Being born European, and/or being white, is what history has given those born as such. Choosing whiteness—the inherited soft and hard power structures—is what memory holds and uses to reinvent inequity and injustice within academia and without—including its innocence of race as a construct. To my mind, diversity and inclusion has to mean way more than the desire to transcend Euro/Anglo centrism especially for white people whose immediate inheritance these professional bodies are. All of us operate in inherited white heteronormative and classist structures and our being in them (we now called Black, Indigenous, and People of Color+, BIPOC+) means our acceptance of painfully learned fluencies in academic knowledge systems that historically objectified “the native” / “the black” / “the woman”/ “the disabled” / “the homosexual,” and indeed this very Earth, our home in the cosmos. Inherited privileges and aspirational privileges have to be sacrificed to create not just something new, but transformative knowledge systems. To paraphrase Audre Lorde: My silences did not protect me. Your silence will not protect you6—the time to act is now.

Designing Anew?

For most of us MSA members, our disciplines are the bedrock of our professional lives; yet, most of those disciplines have a record of the histories of oppressive and exclusionary practices born in Europe and scattered around the world by old and new imperial structures. Radical push back within academia has often meant co-construction of newer disciplines within those old power structures. Thus, rather than merely diversify the MSA beyond Euro/Anglo centrism, I suggest that the MSA as a “young” association with a once-in-a-founding opportunity, take the lead designing and implementing a transformative inclusivity strategy to the best of our abilities.7 The idea is not to be perfect or to try to be everything to everyone; rather, it is to create an association conscious of history’s long durée, and memory’s power to spotlight the reality that  just because the MSA has a few BIPOC+, those abled-differently among us, etc., it does not mean we are equal in our diversity. Even among “white people,” we all know, there are all sorts of power structures and struggles. To that end, as the MSA reckons with Europe’s global imperial and colonial past (Anglo/Franco/Luso/ …) in academia and beyond, let’s aim to build a global association that does not reinvent old power structures in the name of scholarship or professionalism – whether in the USA, South Africa, Chile, or Vietnam. Indeed, how do we “develop the MSA into an organization that remains open to input from all interested parties and flexible to the changing nature of the field as memory studies evolves”8 without trying to be everything to everyone?

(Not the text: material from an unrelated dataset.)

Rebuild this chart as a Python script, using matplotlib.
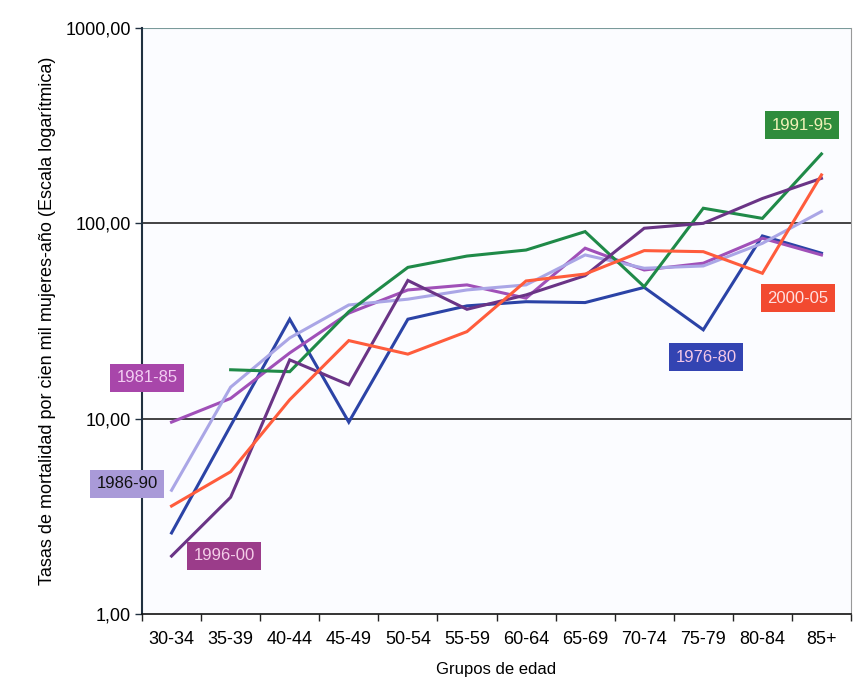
import matplotlib
matplotlib.use("Agg")
import matplotlib.pyplot as plt
from matplotlib.ticker import FixedLocator, FuncFormatter, NullFormatter

plt.rcParams['font.family'] = ['Liberation Sans', 'DejaVu Sans']

age_groups = ["30-34", "35-39", "40-44", "45-49", "50-54", "55-59", "60-64",
              "65-69", "70-74", "75-79", "80-84", "85+"]

rates_1976_80 = [2.6, 9.2, 32.3, 9.6, 32.3, 37.8, 39.7, 39.3, 47.0, 28.5, 86.2, 70.3]
rates_1981_85 = [9.6, 12.7, 21.7, 34.7, 45.6, 48.4, 41.4, 74.6, 57.7, 62.5, 83.9, 68.9]
rates_1986_90 = [4.3, 14.5, 25.9, 38.2, 40.9, 45.6, 48.4, 68.9, 58.9, 60.5, 79.0, 115.0]
rates_1991_95 = [None, 17.8, 17.4, 35.3, 59.5, 68.0, 73.0, 90.7, 47.4, 119.5, 106.0, 226.6]
rates_1996_00 = [1.98, 3.96, 20.0, 14.9, 51.0, 36.3, 43.0, 54.0, 94.4, 100.0, 134.0, 170.0]
rates_2000_05 = [3.57, 5.35, 12.5, 25.1, 21.4, 27.9, 50.7, 55.0, 72.5, 71.6, 55.5, 177.0]

series = [
    ("1976-80", rates_1976_80, "#2b43a6"),
    ("1981-85", rates_1981_85, "#a050b8"),
    ("1986-90", rates_1986_90, "#aaa6e6"),
    ("1991-95", rates_1991_95, "#1f8a48"),
    ("1996-00", rates_1996_00, "#6a3486"),
    ("2000-05", rates_2000_05, "#ff5c3c"),
]

W, H = 860, 681
fig = plt.figure(figsize=(W / 100, H / 100), dpi=100)
fig.patch.set_facecolor("white")
ax = fig.add_axes([142 / W, (H - 614) / H, 709 / W, 586 / H])
ax.set_facecolor("#fbfcff")

x = list(range(len(age_groups)))
for name, vals, color in series:
    xs = [i for i, v in zip(x, vals) if v is not None]
    ys = [v for v in vals if v is not None]
    ax.plot(xs, ys, color=color, lw=2.2, solid_joinstyle="miter", zorder=3)

ax.set_yscale("log")
ax.set_ylim(1, 1000)
ax.set_xlim(-0.5, len(age_groups) - 0.5)

# horizontal gridlines at the decades
for yv in (10, 100):
    ax.axhline(yv, color="#111111", lw=1.1, zorder=2)
ax.axhline(1000, color="#7a9a9a", lw=0.8, zorder=2)

ax.yaxis.set_major_locator(FixedLocator([1, 10, 100, 1000]))
ax.yaxis.set_minor_locator(FixedLocator([]))
ax.yaxis.set_major_formatter(FuncFormatter(lambda v, p: f"{v:.2f}".replace(".", ",")))
ax.tick_params(axis="y", which="major", direction="out", length=5, width=1.0,
               labelsize=13, pad=3, color="#203040")

ax.set_xticks(x)
ax.set_xticklabels(age_groups)
ax.set_xticks([i - 0.5 for i in range(len(age_groups) + 1)], minor=True)
ax.xaxis.set_minor_formatter(NullFormatter())
ax.tick_params(axis="x", which="major", length=0, labelsize=13, pad=12)
ax.tick_params(axis="x", which="minor", direction="out", length=5, width=1.0, color="#222222")

ax.spines["top"].set_visible(False)
ax.spines["right"].set_color("#999999")
ax.spines["right"].set_linewidth(0.8)
ax.spines["left"].set_color("#203040")
ax.spines["left"].set_linewidth(1.5)
ax.spines["bottom"].set_color("#111111")
ax.spines["bottom"].set_linewidth(1.2)

ax.set_xlabel("Grupos de edad", fontsize=12, labelpad=10)
ax.set_ylabel("Tasas de mortalidad por cien mil mujeres-año (Escala logarítmica)",
              fontsize=13, labelpad=7)

# series labels in coloured boxes
labels = [
    ("1991-95", 802, 125, "#2f8c3c", "#f2f2b8"),
    ("2000-05", 798, 298, "#f24a30", "#ffe0e0"),
    ("1976-80", 706, 357, "#3344b2", "#f4c8e8"),
    ("1981-85", 147, 378, "#a846aa", "#f2cdf2"),
    ("1986-90", 127, 484, "#a99ad8", "#111111"),
    ("1996-00", 224, 556, "#9b3c8a", "#f4cde8"),
]
for text, px, py, bg, fg in labels:
    fig.text(px / W, 1 - py / H, text, ha="center", va="center", fontsize=12,
             color=fg, zorder=5,
             bbox=dict(boxstyle="square,pad=0.4", facecolor=bg, edgecolor="none"))

fig.savefig("out.png", dpi=100)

If you would like to participate in the MSA’s initiative to design anew, then join us on our journey of reckoning and potential reconciliation. I, for one, was visibly invisible at the 2016 Council of European Studies Conference in Philadelphia, where I took a keen interest in the conversations on memory studies, and in the “Research Network on Transnational Memory and Identity.” I was at the inaugural conference in Amsterdam in December 2016; and in Copenhagen in 2017 after which I withdrew from a writing commitment because of “race innocence in the MSA” (my words). I was also in Madrid (2019), and Warsaw 2021. Now is the time for an MSA Team that can participate in designing a platform for a transformed inclusive MSA. Tomorrow belongs to itself. Today is ours to seize and mold so we can live knowing we dared the truth in order to realign with our planet through one small organization, the MSA.

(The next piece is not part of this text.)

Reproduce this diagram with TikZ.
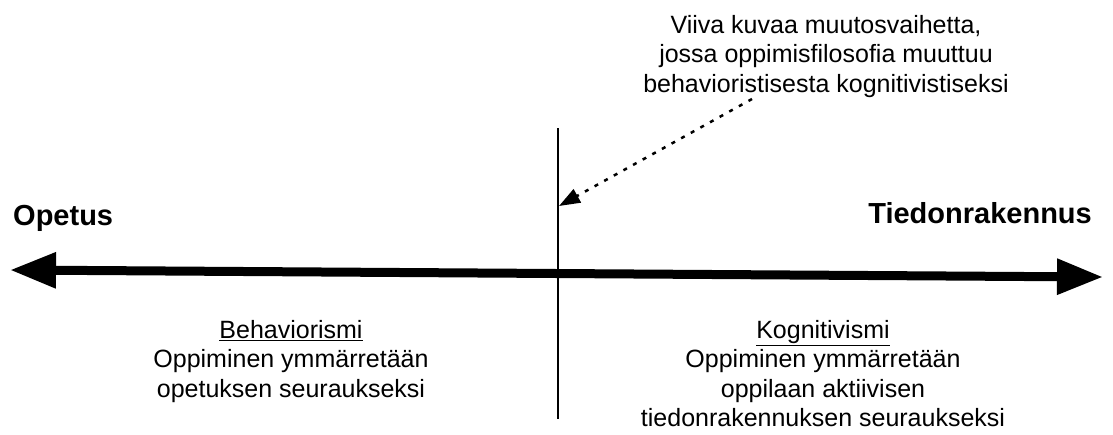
\documentclass[tikz,border=0pt]{standalone}
\usepackage{fontspec}
\setmainfont{Liberation Sans}
\usetikzlibrary{arrows.meta}
\begin{document}
\begin{tikzpicture}[x=1pt,y=-1pt,
  txt/.style={font=\fontsize{25}{29.5}\selectfont, align=center, inner sep=0pt},
  big/.style={font=\bfseries\fontsize{29}{34}\selectfont, inner sep=0pt},
  axis/.style={line width=9pt, {Triangle[length=46pt,width=34pt]}-{Triangle[length=46pt,width=34pt]}},
  divider/.style={line width=2pt},
  pointer/.style={line width=2.5pt, dash pattern=on 4pt off 7pt, -{Triangle[length=21pt,width=15pt]}}]
\useasboundingbox (0,0) rectangle (1113,434);
\coordinate (L) at (10,270);
\coordinate (R) at (1103,277);
\draw[axis] (L) -- (R);
\coordinate (vtop) at (558,128);
\coordinate (vbot) at (558,419);
\draw[divider] (vtop) -- (vbot);
\node[big, anchor=base west] (op) at (13,225) {Opetus};
\node[big, anchor=base east] (td) at (1092,223) {Tiedonrakennus};
\node[txt, anchor=north] (note) at (826,15) {Viiva kuvaa muutosvaihetta,\\ jossa oppimisfilosofia muuttuu\\ behavioristisesta kognitivistiseksi};
\coordinate (ptr) at (559,206);
\coordinate (ps) at (752,99);
\draw[pointer] (ps) -- (ptr);
\node[txt, anchor=north] (beh) at (291,320) {\underline{Behaviorismi}\\ Oppiminen ymmärretään\\ opetuksen seuraukseksi};
\node[txt, anchor=north] (kog) at (823,320) {\underline{Kognitivismi}\\ Oppiminen ymmärretään\\ oppilaan aktiivisen\\ tiedonrakennuksen seuraukseksi};
\end{tikzpicture}
\end{document}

The MSA is currently soliciting funding to host a retreat toward transformative inclusivity, and a call will be sent out for those interested in designing a new future–after reckoning with the past–to register and join us in designing and implementing this initiative. Our success depends, in part, on all our courage to right (and write) the wrongs of history and to dare imagine new futures of kinship with ourselves and this Earth, our ground of being in the cosmos.

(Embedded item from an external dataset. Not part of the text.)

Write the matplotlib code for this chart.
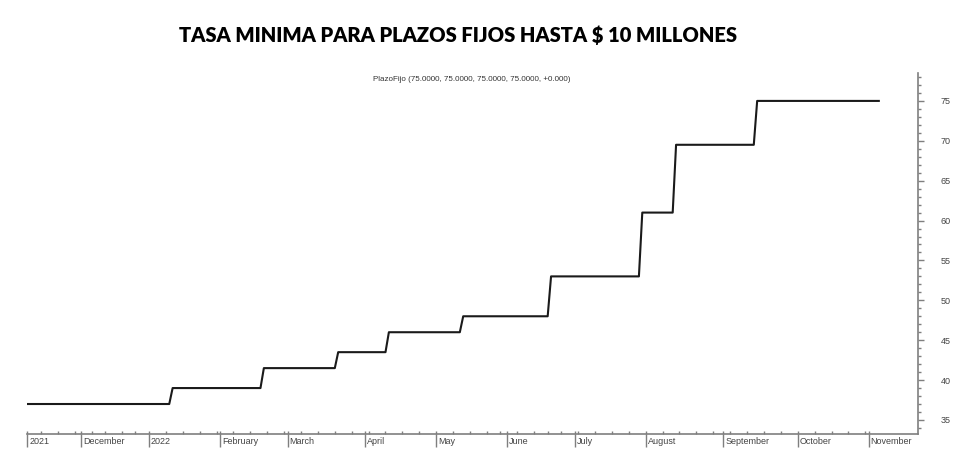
import numpy as np
import pandas as pd
import matplotlib
matplotlib.use('Agg')
import matplotlib.pyplot as plt
from matplotlib.transforms import blended_transform_factory

plt.rcParams['font.family'] = ['Liberation Sans', 'DejaVu Sans']

# fechas de cambio de tasa y tasa vigente desde esa fecha
change_dates = ['2021-11-09', '2022-01-12', '2022-02-18', '2022-03-22', '2022-04-12',
                '2022-05-12', '2022-06-22', '2022-07-29', '2022-08-12', '2022-09-15']
rates = [37, 39, 41.5, 43.5, 46, 48, 53, 61, 69.5, 75]
start_date = '2021-11-09'
end_date = '2022-11-04'
holidays = ['2021-12-08', '2021-12-24', '2021-12-31', '2022-05-25', '2022-06-17', '2022-06-20']

title = 'TASA MINIMA PARA PLAZOS FIJOS HASTA $ 10 MILLONES'
subtitle = 'PlazoFijo (75.0000, 75.0000, 75.0000, 75.0000, +0.000)'
month_names = ['January', 'February', 'March', 'April', 'May', 'June', 'July',
               'August', 'September', 'October', 'November', 'December']

# serie diaria (dias habiles) a partir de los cambios
days = pd.bdate_range(start_date, end_date)
days = days[~days.isin(pd.to_datetime(holidays))]
steps = pd.Series(rates, index=pd.to_datetime(change_dates))
serie = steps.reindex(days, method='ffill')
xs = np.arange(len(days))

fig = plt.figure(figsize=(9.8, 4.62), dpi=100)
ax = fig.add_axes([27 / 980, 28 / 462, 891 / 980, 361 / 462])
ax.plot(xs, serie.values, color='#1a1a1a', lw=1.5)

ax.set_xlim(-0.1, len(days) - 1 + 11.6)
ax.set_ylim(33.24, 78.5)

gris = '#7f7f7f'
for s in ['left', 'top']:
    ax.spines[s].set_visible(False)
for s in ['bottom', 'right']:
    ax.spines[s].set_color(gris)
    ax.spines[s].set_linewidth(1.2)

# eje y a la derecha
ax.yaxis.tick_right()
ax.set_yticks(np.arange(35, 80, 5))
ax.set_yticks(np.arange(34, 79, 1), minor=True)
ax.tick_params(axis='y', which='major', direction='out', length=4.5, width=1,
               color=gris, pad=12, labelsize=6.5, labelcolor='#444444')
ax.tick_params(axis='y', which='minor', direction='out', length=2.2, width=1, color=gris)

# eje x: meses y semanas
month_start = [i for i in range(len(days)) if i == 0 or days[i].month != days[i - 1].month]
week_start = [i for i in range(1, len(days)) if days[i].weekday() < days[i - 1].weekday()]
ax.xaxis.remove_overlapping_locs = False
ax.set_xticks(month_start)
ax.set_xticklabels([])
ax.set_xticks(sorted(set(week_start + month_start)), minor=True)
ax.tick_params(axis='x', which='major', direction='out', length=9.5, width=1, color=gris)
ax.tick_params(axis='x', which='minor', direction='in', length=2.2, width=1, color=gris)

trans = blended_transform_factory(ax.transData, ax.transAxes)
for i in month_start:
    d = days[i]
    lab = str(d.year) if (i == 0 or d.month == 1) else month_names[d.month - 1]
    ax.text(i + 0.6, -0.009, lab, transform=trans, ha='left', va='top',
            fontsize=6.5, color='#444444')

fig.text(0.467, 0.924, title, ha='center', va='center', fontsize=14.5,
         fontweight='heavy', family=['Lato', 'DejaVu Sans'])
fig.text(0.481, 0.829, subtitle, ha='center', va='center', fontsize=5.8, color='#333333')

fig.savefig('out.png', dpi=100)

1 Thanks for hearing me out. Please note that I have used “” the first time so as not to clog the paper with “” for every “understood” word.
2 Jeffrey K Olick, Aline Sierp, Jenny Wüstenberg, “The Memory Studies Association: Ambitions and an Invitation” Memory Studies, 10, 4 (2017), 492, emphasis in the original; see also, MSA, “By-Laws” at: https://memorystudiesassociation.org/about
3 Jessica Ortner and Tea Sindbæk Andersen, “The MSA Conference 2017: Reflections on Themes and the Development of Memory Studies as a Research Field,” Memory Studies, 12, 1 (2019), 88.
4 Ibid., 90.
5 Sarah Weicksel and James Grossman, “Racist Histories and the AHA,” Perspectives in History, February 2021, Scholarship, Racism, Historians: https://www.historians.org/publications-and-directories/perspectives-on-history/february-2021/racist-histories-and-the-aha
6 Audre Lorde, “The Transformation of Silence into Language and Action,” in Sister Outsider: Essays and Speeches (Freedom, CA: The Crossing Press, 1986), 41.
7 As I was revising this essay I learned that the American Psychological Association is doing reparative work on similar issues. See: https://www.apa.org/about/apa/addressing-racism/historical-chronology
8 Olick, Sierp, Wüstenberg, “The Memory Studies,” 493.